DATASET CONTENT:

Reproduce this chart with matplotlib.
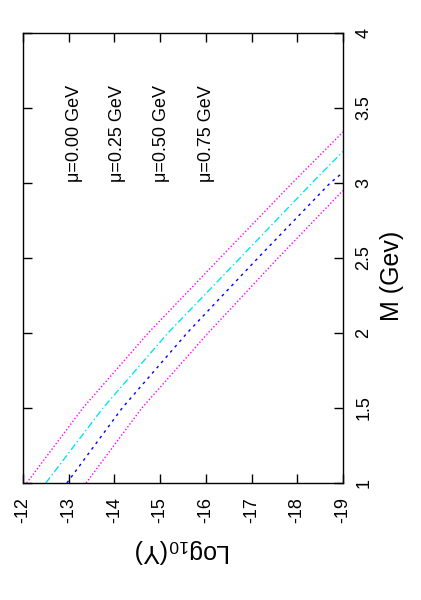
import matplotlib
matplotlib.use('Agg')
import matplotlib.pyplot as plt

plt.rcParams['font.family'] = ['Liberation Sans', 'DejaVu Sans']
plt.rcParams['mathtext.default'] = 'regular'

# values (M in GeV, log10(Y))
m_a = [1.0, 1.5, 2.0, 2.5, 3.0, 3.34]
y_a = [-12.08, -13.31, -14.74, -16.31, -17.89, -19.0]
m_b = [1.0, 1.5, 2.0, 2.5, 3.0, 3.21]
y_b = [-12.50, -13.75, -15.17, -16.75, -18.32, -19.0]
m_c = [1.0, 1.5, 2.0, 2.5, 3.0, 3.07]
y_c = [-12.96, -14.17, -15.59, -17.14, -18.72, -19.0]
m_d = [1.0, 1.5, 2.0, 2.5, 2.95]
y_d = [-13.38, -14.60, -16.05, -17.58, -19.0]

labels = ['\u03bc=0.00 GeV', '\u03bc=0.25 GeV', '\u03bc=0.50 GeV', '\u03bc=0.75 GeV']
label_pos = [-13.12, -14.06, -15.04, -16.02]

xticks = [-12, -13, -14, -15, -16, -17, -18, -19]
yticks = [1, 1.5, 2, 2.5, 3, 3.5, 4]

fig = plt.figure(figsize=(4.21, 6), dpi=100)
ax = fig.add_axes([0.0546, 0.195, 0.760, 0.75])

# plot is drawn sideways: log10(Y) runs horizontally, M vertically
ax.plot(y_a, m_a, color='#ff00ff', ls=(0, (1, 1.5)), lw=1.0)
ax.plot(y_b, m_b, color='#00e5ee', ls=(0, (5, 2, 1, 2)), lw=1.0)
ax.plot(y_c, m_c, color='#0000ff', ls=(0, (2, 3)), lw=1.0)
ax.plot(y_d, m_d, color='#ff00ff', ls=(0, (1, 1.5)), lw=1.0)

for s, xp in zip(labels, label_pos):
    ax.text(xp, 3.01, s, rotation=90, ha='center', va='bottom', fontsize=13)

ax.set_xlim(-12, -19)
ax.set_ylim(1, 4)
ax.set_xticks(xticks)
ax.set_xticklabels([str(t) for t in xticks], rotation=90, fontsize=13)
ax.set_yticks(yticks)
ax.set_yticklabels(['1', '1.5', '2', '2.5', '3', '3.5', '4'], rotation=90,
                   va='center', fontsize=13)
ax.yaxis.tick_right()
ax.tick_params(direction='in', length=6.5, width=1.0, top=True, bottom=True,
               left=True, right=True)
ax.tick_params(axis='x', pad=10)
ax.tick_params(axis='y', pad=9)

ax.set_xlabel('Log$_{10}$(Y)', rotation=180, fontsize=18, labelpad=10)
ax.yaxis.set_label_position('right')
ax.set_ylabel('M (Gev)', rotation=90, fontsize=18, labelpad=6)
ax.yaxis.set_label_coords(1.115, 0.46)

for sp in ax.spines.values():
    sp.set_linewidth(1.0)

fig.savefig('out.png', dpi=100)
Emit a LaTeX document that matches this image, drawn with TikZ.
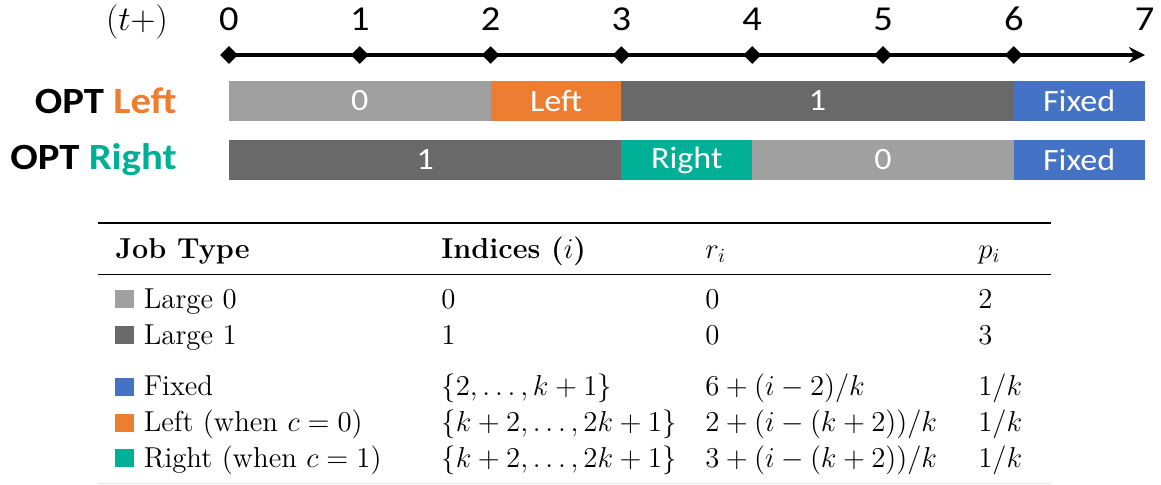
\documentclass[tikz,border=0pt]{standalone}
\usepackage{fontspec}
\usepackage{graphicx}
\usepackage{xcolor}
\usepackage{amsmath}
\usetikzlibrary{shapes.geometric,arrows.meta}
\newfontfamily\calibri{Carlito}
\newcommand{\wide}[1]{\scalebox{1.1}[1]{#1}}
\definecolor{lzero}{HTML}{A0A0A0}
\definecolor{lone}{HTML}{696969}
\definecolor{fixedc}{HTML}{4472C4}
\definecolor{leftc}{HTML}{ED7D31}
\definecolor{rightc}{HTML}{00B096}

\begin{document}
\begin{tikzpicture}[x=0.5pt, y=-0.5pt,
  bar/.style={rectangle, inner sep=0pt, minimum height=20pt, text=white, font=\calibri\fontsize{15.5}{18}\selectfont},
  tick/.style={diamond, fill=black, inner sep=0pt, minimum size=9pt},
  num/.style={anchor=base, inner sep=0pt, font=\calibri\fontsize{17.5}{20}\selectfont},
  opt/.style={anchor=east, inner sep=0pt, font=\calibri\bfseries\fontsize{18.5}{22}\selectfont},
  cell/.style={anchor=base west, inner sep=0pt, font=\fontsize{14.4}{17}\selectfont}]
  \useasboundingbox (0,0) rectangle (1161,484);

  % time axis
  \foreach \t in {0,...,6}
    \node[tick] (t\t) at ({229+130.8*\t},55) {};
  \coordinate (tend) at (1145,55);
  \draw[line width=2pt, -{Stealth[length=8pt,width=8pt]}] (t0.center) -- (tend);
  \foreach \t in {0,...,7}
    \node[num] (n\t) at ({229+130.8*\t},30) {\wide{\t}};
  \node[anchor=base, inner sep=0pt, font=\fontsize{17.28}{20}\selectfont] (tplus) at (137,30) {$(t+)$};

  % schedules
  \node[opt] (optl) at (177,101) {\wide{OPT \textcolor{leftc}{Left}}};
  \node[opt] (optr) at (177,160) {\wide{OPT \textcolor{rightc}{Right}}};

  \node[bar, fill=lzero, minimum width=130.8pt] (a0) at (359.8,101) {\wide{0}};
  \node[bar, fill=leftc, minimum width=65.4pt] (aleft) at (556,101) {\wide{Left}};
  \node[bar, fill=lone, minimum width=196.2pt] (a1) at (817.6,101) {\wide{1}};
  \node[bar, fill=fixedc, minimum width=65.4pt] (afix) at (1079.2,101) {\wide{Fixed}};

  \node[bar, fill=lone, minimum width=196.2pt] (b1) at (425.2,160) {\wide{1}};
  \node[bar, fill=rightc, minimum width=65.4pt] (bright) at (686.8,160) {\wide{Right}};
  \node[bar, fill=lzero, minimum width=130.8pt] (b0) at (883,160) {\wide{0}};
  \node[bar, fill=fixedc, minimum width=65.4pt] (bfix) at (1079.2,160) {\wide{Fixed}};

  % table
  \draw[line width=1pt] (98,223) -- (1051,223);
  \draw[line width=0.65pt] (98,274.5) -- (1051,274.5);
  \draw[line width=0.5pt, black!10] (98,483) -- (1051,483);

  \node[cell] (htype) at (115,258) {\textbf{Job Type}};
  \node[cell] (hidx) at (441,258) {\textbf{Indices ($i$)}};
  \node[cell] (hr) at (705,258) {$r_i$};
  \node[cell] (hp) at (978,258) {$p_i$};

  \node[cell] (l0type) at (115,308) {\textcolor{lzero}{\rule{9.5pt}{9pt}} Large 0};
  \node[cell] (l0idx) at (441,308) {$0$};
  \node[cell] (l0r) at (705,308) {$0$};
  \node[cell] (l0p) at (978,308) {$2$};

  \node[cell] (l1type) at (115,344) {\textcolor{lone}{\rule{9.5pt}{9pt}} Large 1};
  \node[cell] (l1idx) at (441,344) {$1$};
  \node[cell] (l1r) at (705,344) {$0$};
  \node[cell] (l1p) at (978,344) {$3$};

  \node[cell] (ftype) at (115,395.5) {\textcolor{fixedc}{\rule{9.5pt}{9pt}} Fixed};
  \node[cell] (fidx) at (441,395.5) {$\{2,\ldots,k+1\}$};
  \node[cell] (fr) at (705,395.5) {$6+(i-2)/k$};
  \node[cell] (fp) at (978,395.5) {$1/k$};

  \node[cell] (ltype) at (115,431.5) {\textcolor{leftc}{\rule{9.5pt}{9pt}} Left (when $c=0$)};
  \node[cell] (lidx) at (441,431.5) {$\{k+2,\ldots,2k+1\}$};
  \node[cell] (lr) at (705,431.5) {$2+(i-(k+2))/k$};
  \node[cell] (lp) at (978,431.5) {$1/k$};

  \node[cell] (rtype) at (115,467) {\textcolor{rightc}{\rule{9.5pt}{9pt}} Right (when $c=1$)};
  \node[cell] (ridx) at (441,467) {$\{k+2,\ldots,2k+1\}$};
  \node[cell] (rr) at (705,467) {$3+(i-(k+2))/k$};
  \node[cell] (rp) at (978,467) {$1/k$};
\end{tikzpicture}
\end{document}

...

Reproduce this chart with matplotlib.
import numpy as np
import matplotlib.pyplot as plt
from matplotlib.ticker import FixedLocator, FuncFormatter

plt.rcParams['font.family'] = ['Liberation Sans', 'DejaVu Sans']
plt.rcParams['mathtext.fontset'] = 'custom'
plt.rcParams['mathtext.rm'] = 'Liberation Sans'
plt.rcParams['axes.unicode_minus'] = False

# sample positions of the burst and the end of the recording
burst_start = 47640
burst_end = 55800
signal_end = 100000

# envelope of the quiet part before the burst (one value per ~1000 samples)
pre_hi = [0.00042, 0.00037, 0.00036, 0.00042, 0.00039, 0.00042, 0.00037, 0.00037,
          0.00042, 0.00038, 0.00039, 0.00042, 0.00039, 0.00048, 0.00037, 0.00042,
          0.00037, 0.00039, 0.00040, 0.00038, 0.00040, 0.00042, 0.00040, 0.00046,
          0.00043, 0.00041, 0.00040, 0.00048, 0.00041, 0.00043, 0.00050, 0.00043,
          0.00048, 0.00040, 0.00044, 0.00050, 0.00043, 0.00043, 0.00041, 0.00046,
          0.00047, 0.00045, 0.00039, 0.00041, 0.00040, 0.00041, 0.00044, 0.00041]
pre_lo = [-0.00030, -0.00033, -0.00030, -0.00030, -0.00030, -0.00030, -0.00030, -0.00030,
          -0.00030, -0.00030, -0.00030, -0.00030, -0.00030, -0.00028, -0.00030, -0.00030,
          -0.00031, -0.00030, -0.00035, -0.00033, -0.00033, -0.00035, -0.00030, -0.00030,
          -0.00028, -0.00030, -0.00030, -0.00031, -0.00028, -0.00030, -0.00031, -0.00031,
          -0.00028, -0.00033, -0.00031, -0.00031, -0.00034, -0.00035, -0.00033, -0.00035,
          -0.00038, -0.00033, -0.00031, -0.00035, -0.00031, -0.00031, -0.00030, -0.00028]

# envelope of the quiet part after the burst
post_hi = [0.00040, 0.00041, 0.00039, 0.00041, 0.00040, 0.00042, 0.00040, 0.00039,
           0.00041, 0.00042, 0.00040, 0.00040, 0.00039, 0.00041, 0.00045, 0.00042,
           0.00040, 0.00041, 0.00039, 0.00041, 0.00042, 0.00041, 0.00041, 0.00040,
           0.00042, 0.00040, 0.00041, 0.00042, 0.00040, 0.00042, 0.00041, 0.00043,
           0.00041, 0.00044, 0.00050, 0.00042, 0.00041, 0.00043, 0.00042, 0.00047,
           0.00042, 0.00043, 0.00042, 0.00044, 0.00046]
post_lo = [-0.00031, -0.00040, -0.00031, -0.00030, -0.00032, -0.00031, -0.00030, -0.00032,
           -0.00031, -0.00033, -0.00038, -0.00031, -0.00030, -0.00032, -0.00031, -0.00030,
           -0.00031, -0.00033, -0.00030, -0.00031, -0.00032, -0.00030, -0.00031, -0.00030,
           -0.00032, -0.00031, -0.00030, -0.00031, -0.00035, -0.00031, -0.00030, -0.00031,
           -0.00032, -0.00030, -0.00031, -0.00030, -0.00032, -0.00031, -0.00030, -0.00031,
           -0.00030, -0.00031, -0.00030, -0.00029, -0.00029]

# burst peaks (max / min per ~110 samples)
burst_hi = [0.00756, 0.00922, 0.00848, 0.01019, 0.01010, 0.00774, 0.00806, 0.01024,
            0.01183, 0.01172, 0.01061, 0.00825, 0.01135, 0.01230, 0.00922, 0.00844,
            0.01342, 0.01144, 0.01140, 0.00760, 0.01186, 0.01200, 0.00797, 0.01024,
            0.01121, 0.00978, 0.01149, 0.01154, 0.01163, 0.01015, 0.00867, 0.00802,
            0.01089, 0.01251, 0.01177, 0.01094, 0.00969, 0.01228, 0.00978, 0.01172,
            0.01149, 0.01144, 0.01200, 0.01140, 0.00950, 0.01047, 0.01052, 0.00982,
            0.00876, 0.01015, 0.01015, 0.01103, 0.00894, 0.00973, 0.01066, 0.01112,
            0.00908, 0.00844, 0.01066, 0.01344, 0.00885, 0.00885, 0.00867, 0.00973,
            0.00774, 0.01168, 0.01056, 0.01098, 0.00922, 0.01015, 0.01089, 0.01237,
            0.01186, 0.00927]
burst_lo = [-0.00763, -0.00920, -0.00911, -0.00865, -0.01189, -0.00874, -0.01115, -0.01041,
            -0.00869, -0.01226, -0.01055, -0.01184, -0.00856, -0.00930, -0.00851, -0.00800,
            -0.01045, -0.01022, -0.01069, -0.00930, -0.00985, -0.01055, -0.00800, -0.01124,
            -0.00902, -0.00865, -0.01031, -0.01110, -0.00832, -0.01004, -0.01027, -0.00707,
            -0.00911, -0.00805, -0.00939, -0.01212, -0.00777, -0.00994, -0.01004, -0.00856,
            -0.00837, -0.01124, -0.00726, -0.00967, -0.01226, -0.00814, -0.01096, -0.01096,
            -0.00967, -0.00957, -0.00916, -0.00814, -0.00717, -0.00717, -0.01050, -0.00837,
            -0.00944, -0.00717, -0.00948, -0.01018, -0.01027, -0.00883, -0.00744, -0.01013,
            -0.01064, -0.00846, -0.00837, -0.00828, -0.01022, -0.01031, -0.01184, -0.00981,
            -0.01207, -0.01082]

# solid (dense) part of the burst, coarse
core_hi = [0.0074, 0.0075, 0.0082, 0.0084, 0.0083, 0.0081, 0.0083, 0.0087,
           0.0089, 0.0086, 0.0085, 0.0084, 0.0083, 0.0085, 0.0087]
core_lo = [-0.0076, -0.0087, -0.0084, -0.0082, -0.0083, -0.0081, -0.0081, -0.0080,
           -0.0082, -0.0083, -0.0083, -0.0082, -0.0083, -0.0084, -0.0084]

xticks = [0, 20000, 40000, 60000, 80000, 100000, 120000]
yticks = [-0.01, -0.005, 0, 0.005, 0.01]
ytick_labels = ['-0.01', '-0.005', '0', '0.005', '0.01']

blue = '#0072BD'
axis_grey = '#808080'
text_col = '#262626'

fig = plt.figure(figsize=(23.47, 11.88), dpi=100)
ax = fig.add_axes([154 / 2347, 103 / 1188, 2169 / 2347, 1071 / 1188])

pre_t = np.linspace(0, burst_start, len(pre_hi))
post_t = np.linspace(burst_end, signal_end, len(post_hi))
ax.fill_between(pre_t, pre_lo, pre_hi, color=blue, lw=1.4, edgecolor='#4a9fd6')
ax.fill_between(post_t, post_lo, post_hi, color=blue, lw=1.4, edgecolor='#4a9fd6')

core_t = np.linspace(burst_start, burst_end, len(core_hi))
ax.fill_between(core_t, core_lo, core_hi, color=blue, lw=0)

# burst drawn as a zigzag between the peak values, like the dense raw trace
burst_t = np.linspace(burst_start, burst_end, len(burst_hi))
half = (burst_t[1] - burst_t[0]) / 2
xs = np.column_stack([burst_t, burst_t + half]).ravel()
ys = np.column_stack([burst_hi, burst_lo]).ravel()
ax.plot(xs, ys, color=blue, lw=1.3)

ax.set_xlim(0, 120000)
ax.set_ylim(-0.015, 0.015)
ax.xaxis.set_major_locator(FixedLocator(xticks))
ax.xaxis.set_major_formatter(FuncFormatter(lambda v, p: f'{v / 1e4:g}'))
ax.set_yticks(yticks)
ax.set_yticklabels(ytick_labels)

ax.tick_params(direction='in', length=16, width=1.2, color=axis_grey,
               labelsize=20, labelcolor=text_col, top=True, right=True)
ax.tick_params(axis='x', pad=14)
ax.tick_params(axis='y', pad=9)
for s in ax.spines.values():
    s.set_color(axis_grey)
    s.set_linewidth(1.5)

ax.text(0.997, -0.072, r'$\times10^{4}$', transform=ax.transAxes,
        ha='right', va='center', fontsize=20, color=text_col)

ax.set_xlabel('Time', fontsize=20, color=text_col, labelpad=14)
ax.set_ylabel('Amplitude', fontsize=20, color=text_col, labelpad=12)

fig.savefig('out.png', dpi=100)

YOUR OBJECTIVE:
Write out the lines from the one containing "Emit a LaTeX" down to the one containing "(tplus) at (137,30)", both included, exactly as they appear. Leave out any pictures.

SOLUTION TO THIS EXERCISE:
Emit a LaTeX document that matches this image, drawn with TikZ.
\documentclass[tikz,border=0pt]{standalone}
\usepackage{fontspec}
\usepackage{graphicx}
\usepackage{xcolor}
\usepackage{amsmath}
\usetikzlibrary{shapes.geometric,arrows.meta}
\newfontfamily\calibri{Carlito}
\newcommand{\wide}[1]{\scalebox{1.1}[1]{#1}}
\definecolor{lzero}{HTML}{A0A0A0}
\definecolor{lone}{HTML}{696969}
\definecolor{fixedc}{HTML}{4472C4}
\definecolor{leftc}{HTML}{ED7D31}
\definecolor{rightc}{HTML}{00B096}

\begin{document}
\begin{tikzpicture}[x=0.5pt, y=-0.5pt,
  bar/.style={rectangle, inner sep=0pt, minimum height=20pt, text=white, font=\calibri\fontsize{15.5}{18}\selectfont},
  tick/.style={diamond, fill=black, inner sep=0pt, minimum size=9pt},
  num/.style={anchor=base, inner sep=0pt, font=\calibri\fontsize{17.5}{20}\selectfont},
  opt/.style={anchor=east, inner sep=0pt, font=\calibri\bfseries\fontsize{18.5}{22}\selectfont},
  cell/.style={anchor=base west, inner sep=0pt, font=\fontsize{14.4}{17}\selectfont}]
  \useasboundingbox (0,0) rectangle (1161,484);

  % time axis
  \foreach \t in {0,...,6}
    \node[tick] (t\t) at ({229+130.8*\t},55) {};
  \coordinate (tend) at (1145,55);
  \draw[line width=2pt, -{Stealth[length=8pt,width=8pt]}] (t0.center) -- (tend);
  \foreach \t in {0,...,7}
    \node[num] (n\t) at ({229+130.8*\t},30) {\wide{\t}};
  \node[anchor=base, inner sep=0pt, font=\fontsize{17.28}{20}\selectfont] (tplus) at (137,30) {$(t+)$};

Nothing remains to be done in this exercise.